● **RECORDS SHOWN**:
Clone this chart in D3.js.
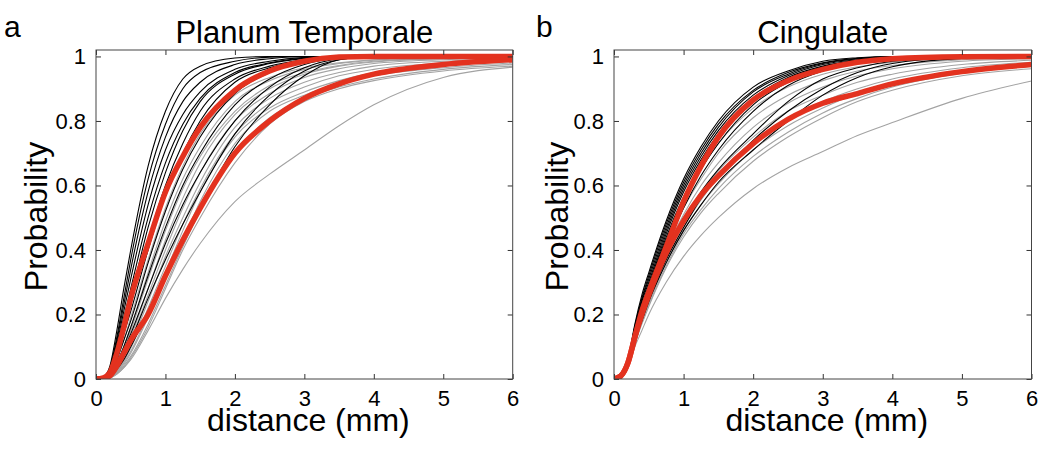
<!DOCTYPE html>
<html>
<head>
<meta charset="utf-8">
<script src="https://cdn.jsdelivr.net/npm/d3@7"></script>
<style>
  body { margin: 0; background: #fff; }
  svg { display: block; font-family: "Liberation Sans", Arial, sans-serif; }
</style>
</head>
<body>
<div class="chart"></div>
<script>
// distance grid (mm) shared by all curves
var distances = [0, 0.1, 0.2, 0.3, 0.4, 0.5, 0.75, 1, 1.25, 1.5, 2, 2.5, 3, 3.5, 4, 5, 6];
var xTicks = [0, 1, 2, 3, 4, 5, 6];
var yTicks = [0, 0.2, 0.4, 0.6, 0.8, 1];

// Planum Temporale
var ptBlack = [
  [0,0.005,0.04,0.15,0.28,0.40,0.66,0.83,0.93,0.97,0.995,1,1,1,1,1,1],
  [0,0.004,0.035,0.13,0.25,0.37,0.62,0.79,0.90,0.95,0.985,0.998,1,1,1,1,1],
  [0,0.003,0.03,0.12,0.23,0.34,0.58,0.75,0.86,0.92,0.975,0.993,1,1,1,1,1],
  [0,0.003,0.03,0.11,0.21,0.31,0.54,0.71,0.82,0.89,0.96,0.985,0.997,1,1,1,1],
  [0,0.002,0.025,0.10,0.19,0.28,0.50,0.67,0.79,0.87,0.95,0.98,0.995,1,1,1,1],
  [0,0.002,0.02,0.08,0.16,0.25,0.47,0.64,0.77,0.86,0.945,0.978,0.994,1,1,1,1],
  [0,0.002,0.02,0.08,0.15,0.23,0.43,0.60,0.73,0.83,0.93,0.97,0.99,1,1,1,1],
  [0,0.002,0.018,0.07,0.14,0.21,0.40,0.57,0.70,0.80,0.92,0.965,0.99,1,1,1,1],
  [0,0.002,0.015,0.06,0.12,0.18,0.36,0.52,0.65,0.75,0.885,0.95,0.985,0.998,1,1,1],
  [0,0.001,0.013,0.05,0.10,0.16,0.32,0.47,0.60,0.70,0.85,0.93,0.975,0.995,1,1,1],
  [0,0.001,0.011,0.045,0.09,0.14,0.28,0.42,0.54,0.64,0.80,0.905,0.965,0.993,1,1,1],
  [0,0.001,0.01,0.04,0.075,0.12,0.25,0.37,0.48,0.58,0.76,0.88,0.955,0.99,1,1,1],
  [0,0.001,0.008,0.03,0.06,0.10,0.21,0.32,0.43,0.53,0.72,0.85,0.94,0.99,1,1,1]
];
var ptGray = [
  [0,0.002,0.015,0.06,0.12,0.19,0.37,0.53,0.66,0.76,0.88,0.935,0.965,0.98,0.99,0.997,1],
  [0,0.001,0.012,0.05,0.10,0.16,0.33,0.49,0.62,0.72,0.86,0.925,0.96,0.978,0.988,0.996,0.999],
  [0,0.001,0.01,0.045,0.09,0.15,0.31,0.46,0.59,0.69,0.83,0.91,0.95,0.972,0.985,0.994,0.998],
  [0,0.001,0.01,0.04,0.08,0.13,0.28,0.43,0.56,0.67,0.82,0.90,0.945,0.97,0.983,0.993,0.997],
  [0,0.001,0.008,0.035,0.07,0.12,0.26,0.40,0.53,0.64,0.80,0.885,0.935,0.962,0.978,0.99,0.996],
  [0,0.001,0.008,0.03,0.065,0.11,0.24,0.38,0.50,0.61,0.78,0.87,0.92,0.95,0.97,0.985,0.993],
  [0,0,0.006,0.025,0.055,0.095,0.22,0.35,0.48,0.59,0.76,0.855,0.905,0.94,0.96,0.98,0.99],
  [0,0,0.005,0.022,0.05,0.085,0.20,0.33,0.46,0.58,0.75,0.84,0.89,0.925,0.95,0.972,0.985],
  [0,0,0.004,0.02,0.045,0.08,0.19,0.31,0.43,0.55,0.73,0.83,0.88,0.915,0.94,0.965,0.98],
  [0,0,0.004,0.018,0.04,0.07,0.17,0.29,0.41,0.52,0.70,0.81,0.87,0.905,0.93,0.96,0.975],
  [0,0,0.003,0.015,0.035,0.065,0.16,0.28,0.40,0.50,0.67,0.79,0.86,0.90,0.925,0.955,0.97],
  [0,0,0.003,0.015,0.035,0.06,0.15,0.25,0.34,0.42,0.55,0.635,0.71,0.785,0.85,0.935,0.967]
];
var ptMeanBlack = [0,0.003,0.02,0.08,0.16,0.25,0.42,0.58,0.69,0.78,0.895,0.955,0.985,0.998,1,1,1];
var ptMeanGray  = [0,0.002,0.01,0.04,0.08,0.12,0.20,0.32,0.43,0.53,0.70,0.80,0.87,0.915,0.945,0.975,0.99];

// Cingulate
var cgBlack = [
  [0,0.01,0.06,0.17,0.26,0.33,0.49,0.62,0.72,0.80,0.905,0.955,0.985,0.996,1,1,1],
  [0,0.01,0.058,0.165,0.25,0.32,0.48,0.61,0.71,0.79,0.895,0.95,0.98,0.994,0.999,1,1],
  [0,0.01,0.055,0.16,0.245,0.31,0.47,0.60,0.70,0.78,0.89,0.945,0.978,0.993,0.999,1,1],
  [0,0.01,0.055,0.155,0.24,0.30,0.46,0.59,0.69,0.77,0.88,0.94,0.975,0.99,0.998,1,1],
  [0,0.01,0.052,0.15,0.23,0.29,0.45,0.58,0.68,0.76,0.87,0.935,0.97,0.988,0.997,1,1],
  [0,0.01,0.05,0.145,0.225,0.285,0.44,0.565,0.665,0.745,0.86,0.93,0.968,0.987,0.996,1,1],
  [0,0.009,0.05,0.14,0.22,0.28,0.43,0.55,0.65,0.73,0.85,0.92,0.962,0.985,0.995,1,1],
  [0,0.009,0.048,0.135,0.21,0.27,0.41,0.53,0.63,0.71,0.83,0.91,0.955,0.98,0.993,0.999,1],
  [0,0.009,0.047,0.125,0.19,0.25,0.37,0.47,0.56,0.63,0.74,0.83,0.90,0.95,0.978,0.997,1],
  [0,0.008,0.046,0.125,0.19,0.25,0.38,0.49,0.58,0.65,0.76,0.86,0.93,0.965,0.985,0.998,1],
  [0,0.008,0.045,0.12,0.18,0.24,0.36,0.46,0.54,0.61,0.71,0.80,0.88,0.935,0.968,0.994,1]
];
var cgGray = [
  [0,0.01,0.05,0.14,0.22,0.28,0.43,0.55,0.65,0.73,0.84,0.905,0.945,0.968,0.982,0.994,0.998],
  [0,0.01,0.05,0.135,0.21,0.27,0.41,0.53,0.62,0.70,0.81,0.88,0.925,0.955,0.972,0.99,0.996],
  [0,0.009,0.048,0.13,0.20,0.26,0.40,0.51,0.60,0.67,0.78,0.855,0.905,0.94,0.962,0.985,0.993],
  [0,0.009,0.046,0.125,0.19,0.25,0.385,0.49,0.575,0.645,0.75,0.83,0.88,0.92,0.945,0.975,0.988],
  [0,0.009,0.045,0.12,0.185,0.24,0.37,0.47,0.555,0.625,0.73,0.805,0.86,0.90,0.93,0.965,0.982],
  [0,0.008,0.044,0.115,0.18,0.235,0.36,0.46,0.54,0.605,0.71,0.785,0.84,0.885,0.915,0.955,0.975],
  [0,0.008,0.043,0.11,0.175,0.23,0.35,0.45,0.525,0.59,0.69,0.765,0.825,0.87,0.905,0.948,0.97],
  [0,0.008,0.042,0.11,0.17,0.225,0.345,0.44,0.515,0.575,0.675,0.75,0.81,0.86,0.895,0.94,0.962],
  [0,0.008,0.04,0.10,0.15,0.20,0.30,0.38,0.445,0.50,0.59,0.655,0.705,0.755,0.795,0.87,0.924]
];
var cgMeanBlack = [0,0.01,0.05,0.13,0.21,0.27,0.41,0.55,0.66,0.75,0.865,0.925,0.96,0.982,0.993,0.999,1];
var cgMeanGray  = [0,0.01,0.05,0.13,0.20,0.26,0.39,0.49,0.57,0.63,0.73,0.805,0.855,0.885,0.915,0.953,0.975];

var panels = [
  { letter: "a", title: "Planum Temporale", black: ptBlack, gray: ptGray, means: [ptMeanBlack, ptMeanGray],
    left: 96, right: 512.7, letterX: 4, ylabX: 47 },
  { letter: "b", title: "Cingulate", black: cgBlack, gray: cgGray, means: [cgMeanBlack, cgMeanGray],
    left: 614, right: 1031.5, letterX: 536, ylabX: 568 }
];

var plotTop = 50, plotBottom = 379;

var svg = d3.select(".chart").append("svg")
    .attr("width", 1050)
    .attr("height", 451);

panels.forEach(function (p, i) {
    var x = d3.scaleLinear().domain([0, 6]).range([p.left, p.right]);
    var y = d3.scaleLinear().domain([0, 1.02]).range([plotBottom, plotTop]);

    var line = d3.line()
        .x(function (d, j) { return x(distances[j]); })
        .y(function (d) { return y(d); })
        .curve(d3.curveMonotoneX);

    svg.append("clipPath").attr("id", "clip" + i)
        .append("rect")
        .attr("x", p.left).attr("y", plotTop)
        .attr("width", p.right - p.left).attr("height", plotBottom - plotTop);

    var g = svg.append("g").attr("clip-path", "url(#clip" + i + ")");

    g.selectAll(".gray").data(p.gray).enter().append("path")
        .attr("d", line)
        .attr("fill", "none")
        .attr("stroke", "#a3a3a3")
        .attr("stroke-width", 1.1);

    g.selectAll(".black").data(p.black).enter().append("path")
        .attr("d", line)
        .attr("fill", "none")
        .attr("stroke", "#000")
        .attr("stroke-width", 1.1);

    g.selectAll(".mean").data(p.means).enter().append("path")
        .attr("d", line)
        .attr("fill", "none")
        .attr("stroke", "#e3321f")
        .attr("stroke-width", 5.5)
        .attr("stroke-linejoin", "round");

    // axes (ticks pointing inward on all four sides)
    var xAxis = d3.axisBottom(x).tickValues(xTicks).tickFormat(d3.format("d"))
        .tickSizeInner(-5).tickSizeOuter(0).tickPadding(11);
    var yAxis = d3.axisLeft(y).tickValues(yTicks).tickFormat(d3.format("~g"))
        .tickSizeInner(-5).tickSizeOuter(0).tickPadding(10);

    var styleAxis = function (sel) {
        sel.attr("font-family", null).attr("font-size", null);
        sel.select(".domain").remove();
        sel.selectAll("line").attr("stroke", "#333");
        sel.selectAll("text").attr("fill", "#000").style("font-size", "22px");
    };

    svg.append("g").attr("transform", "translate(0," + plotBottom + ")").call(xAxis).call(styleAxis);
    svg.append("g").attr("transform", "translate(" + p.left + ",0)").call(yAxis).call(styleAxis);
    svg.append("g").attr("transform", "translate(0," + plotTop + ")")
        .call(d3.axisTop(x).tickValues(xTicks).tickFormat("").tickSizeInner(-5).tickSizeOuter(0))
        .call(styleAxis);
    svg.append("g").attr("transform", "translate(" + p.right + ",0)")
        .call(d3.axisRight(y).tickValues(yTicks).tickFormat("").tickSizeInner(-5).tickSizeOuter(0))
        .call(styleAxis);

    svg.append("rect")
        .attr("x", p.left).attr("y", plotTop)
        .attr("width", p.right - p.left).attr("height", plotBottom - plotTop)
        .attr("fill", "none")
        .attr("stroke", "#444")
        .attr("stroke-width", 1);

    svg.append("text")
        .attr("x", (p.left + p.right) / 2).attr("y", 43)
        .attr("text-anchor", "middle")
        .style("font-size", "31px")
        .text(p.title);

    svg.append("text")
        .attr("x", p.letterX).attr("y", 37)
        .style("font-size", "30px")
        .text(p.letter);

    svg.append("text")
        .attr("x", (p.left + p.right) / 2 + 4).attr("y", 431)
        .attr("text-anchor", "middle")
        .style("font-size", "32px")
        .text("distance (mm)");

    svg.append("text")
        .attr("transform", "translate(" + p.ylabX + "," + ((plotTop + plotBottom) / 2 + 2) + ") rotate(-90)")
        .attr("text-anchor", "middle")
        .style("font-size", "32px")
        .text("Probability");
});
</script>
</body>
</html>
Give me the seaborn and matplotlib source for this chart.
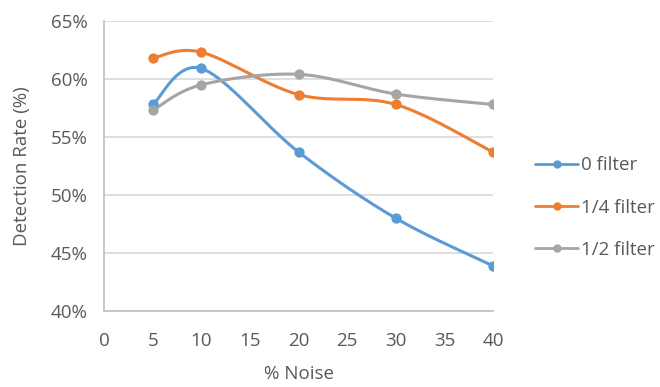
import numpy as np
import pandas as pd
import matplotlib
matplotlib.use("Agg")
import matplotlib.pyplot as plt
from matplotlib.lines import Line2D
import seaborn as sns

noise = [5, 10, 20, 30, 40]
filter_0 = [57.8, 60.9, 53.7, 48.0, 43.9]
filter_quarter = [61.8, 62.3, 58.65, 57.8, 53.7]
filter_half = [57.3, 59.5, 60.4, 58.7, 57.8]
series_names = ["0 filter", "1/4 filter", "1/2 filter"]
colors = ["#5B9BD5", "#ED7D31", "#A5A5A5"]
y_ticks = [40, 45, 50, 55, 60, 65]
x_ticks = [0, 5, 10, 15, 20, 25, 30, 35, 40]


def smooth(xs, ys, n=40):
    """Excel-like smoothed line: cubic Bezier segments with 1/6 tangents."""
    P = np.column_stack([xs, ys]).astype(float)
    out = []
    m = len(P)
    for i in range(m - 1):
        p0 = P[i - 1] if i > 0 else P[i]
        p1 = P[i]
        p2 = P[i + 1]
        p3 = P[i + 2] if i + 2 < m else P[i + 1]
        c1 = p1 + (p2 - p0) / 6.0
        c2 = p2 - (p3 - p1) / 6.0
        t = np.linspace(0, 1, n)[:, None]
        seg = ((1 - t) ** 3) * p1 + 3 * ((1 - t) ** 2) * t * c1 + 3 * (1 - t) * t ** 2 * c2 + t ** 3 * p2
        if i > 0:
            seg = seg[1:]
        out.append(seg)
    out = np.vstack(out)
    return out[:, 0], out[:, 1]


sns.set_theme(style="white")
plt.rcParams["font.family"] = ["Open Sans", "DejaVu Sans"]

fig = plt.figure(figsize=(6.6, 3.87), dpi=100)
ax = fig.add_axes([0.158, 0.196, 0.589, 0.75])

handles = []
for name, vals, col in zip(series_names, [filter_0, filter_quarter, filter_half], colors):
    sx, sy = smooth(noise, vals)
    df = pd.DataFrame({"x": sx, "y": sy})
    sns.lineplot(data=df, x="x", y="y", ax=ax, color=col, linewidth=2.2, sort=False,
                 estimator=None, legend=False, zorder=3)
    pts = pd.DataFrame({"x": noise, "y": vals})
    sns.scatterplot(data=pts, x="x", y="y", ax=ax, color=col, s=55, edgecolor=col,
                    linewidth=0, legend=False, zorder=4)
    handles.append(Line2D([0], [0], color=col, linewidth=2.0, marker="o", markersize=5,
                          label=name))

ax.set_xlim(0, 40)
ax.set_ylim(40, 65)
ax.set_xticks(x_ticks)
ax.set_yticks(y_ticks)
ax.set_yticklabels([f"{v}%" for v in y_ticks])
ax.yaxis.grid(True, color="#D9D9D9", linewidth=1.2)
ax.xaxis.grid(False)
for s in ["top", "right"]:
    ax.spines[s].set_visible(False)
for s in ["left", "bottom"]:
    ax.spines[s].set_color("#BFBFBF")
    ax.spines[s].set_linewidth(1.2)
ax.tick_params(axis="x", which="major", direction="inout", length=8, width=1.2,
               color="#BFBFBF", labelsize=13.5, labelcolor="#595959", pad=11)
ax.tick_params(axis="y", length=0, labelsize=13.5, labelcolor="#595959", pad=12)
ax.set_xlabel("% Noise", fontsize=13.5, color="#595959", labelpad=11)
ax.set_ylabel("Detection Rate (%)", fontsize=13.5, color="#595959", labelpad=14)

ax.legend(handles=handles, loc="center left", bbox_to_anchor=(1.065, 0.357), frameon=False,
          fontsize=13.5, labelcolor="#595959", handlelength=2.3, handletextpad=0.15,
          labelspacing=1.3)

fig.savefig("out.png", dpi=100)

● **REQUIREMENT**:
Reproduce only the lines of the records from the start up to and including the line that holds "var yTicks = [0, 0.2, 0.4, 0.6, 0.8, 1];"; do not carry over any picture.

● **THE REPLY**:
Clone this chart in D3.js.
<!DOCTYPE html>
<html>
<head>
<meta charset="utf-8">
<script src="https://cdn.jsdelivr.net/npm/d3@7"></script>
<style>
  body { margin: 0; background: #fff; }
  svg { display: block; font-family: "Liberation Sans", Arial, sans-serif; }
</style>
</head>
<body>
<div class="chart"></div>
<script>
// distance grid (mm) shared by all curves
var distances = [0, 0.1, 0.2, 0.3, 0.4, 0.5, 0.75, 1, 1.25, 1.5, 2, 2.5, 3, 3.5, 4, 5, 6];
var xTicks = [0, 1, 2, 3, 4, 5, 6];
var yTicks = [0, 0.2, 0.4, 0.6, 0.8, 1];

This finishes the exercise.